Joe Biden falsely accuses President Trump of nixing White House portrait unveiling for Obama
The former vice president accused the current White House occupant of canceling the decades old tradition because of bad blood
Presumptive Democratic presidential nominee Joe Biden mistakenly said during a virtual town hall with Yahoo! News that President Trump is refusing to host former-President Barack Obama and former first lady Michelle Obama to unveil their official White House portraits.
"I read that he's (Trump) not going to allow Obama's picture to be hung in the White House, as long as he's president," said Biden, who was Obama's vice president for eight years.
The Obamas skipping the event in fact seems mutually agreed upon by the two world leaders.
Obama reportedly said Tuesday that he's not interested in attending the unveiling.
"You've got a president who's talking about putting the previous one in legal jeopardy, to put it nicely. We have not seen a situation like that in history," Michael Beschloss, a presidential historian, told NBC. "It takes antipathy of a new president for a predecessor to a new level."
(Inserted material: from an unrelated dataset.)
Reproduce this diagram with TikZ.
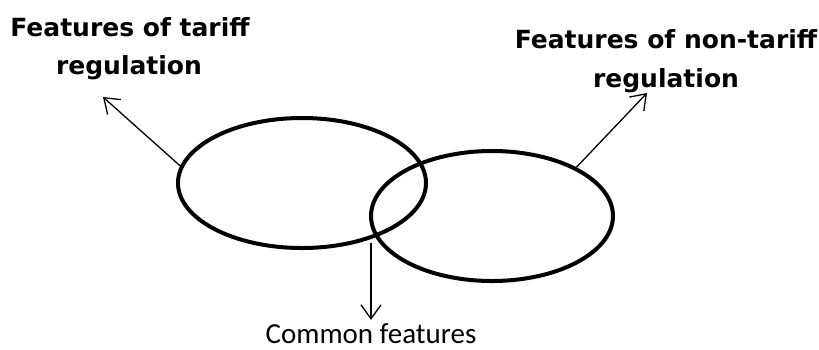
\documentclass[tikz,border=0pt]{standalone}
\usepackage{fontspec}
\setmainfont{Carlito}
\newfontfamily\headfont{DejaVu Sans}
\usetikzlibrary{shapes.geometric,arrows.meta}

\tikzset{
  setring/.style={ellipse, draw, line width=4pt, inner sep=0pt},
  pointer/.style={line width=1.3pt, -{Straight Barb[length=14pt,width=20pt,line width=1.3pt]}},
  heading/.style={font=\headfont\bfseries\fontsize{25}{38}\selectfont, inner sep=0pt},
  caption/.style={font=\fontsize{29}{34}\selectfont, inner sep=0pt}
}

\begin{document}
\begin{tikzpicture}[x=1pt,y=-1pt]
  \useasboundingbox (0,0) rectangle (819,349);

  % the two overlapping sets
  \node[setring, minimum width=248pt, minimum height=130pt] (tariff) at (302,183) {};
  \node[setring, minimum width=242pt, minimum height=130pt] (nontariff) at (492,216) {};

  % headings, one line per node
  \node[heading, anchor=base] (lhead) at (130,36) {Features of tariff};
  \node[heading, anchor=base] (lhead2) at (129,74) {regulation};
  \node[heading, anchor=base] (rhead) at (666,48) {Features of non-tariff};
  \node[heading, anchor=base] (rhead2) at (666,87) {regulation};
  \node[caption, anchor=base] (common) at (371,343) {Common features};

  % arrow end points
  \coordinate (lend) at (103,97);
  \coordinate (rend) at (647,93);
  \coordinate (cstart) at (371,243);

  % pointers
  \draw[pointer] (tariff.172) -- (lend);
  \draw[pointer] (nontariff.30) -- (rend);
  \draw[pointer, shorten >=3pt] (cstart) -- (common.north);
\end{tikzpicture}
\end{document}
Just today, Senate Republicans issued their first subpoena of what will become their investigation into actions of the Obama administration.
The portrait unveiling ceremony is a tradition that started in 1978 when President Jimmy Carter invited Gerald Ford, whom he had defeated two years earlier, back to the White House.
Former White House curator Betty Monkman called the tradition, "a statement of generosity on [the part of] the current president and first lady."
The unveiling, typically held in the East Room, united the former president's staff, family and other loved ones to meet and interact with current the White House occupants and staffers.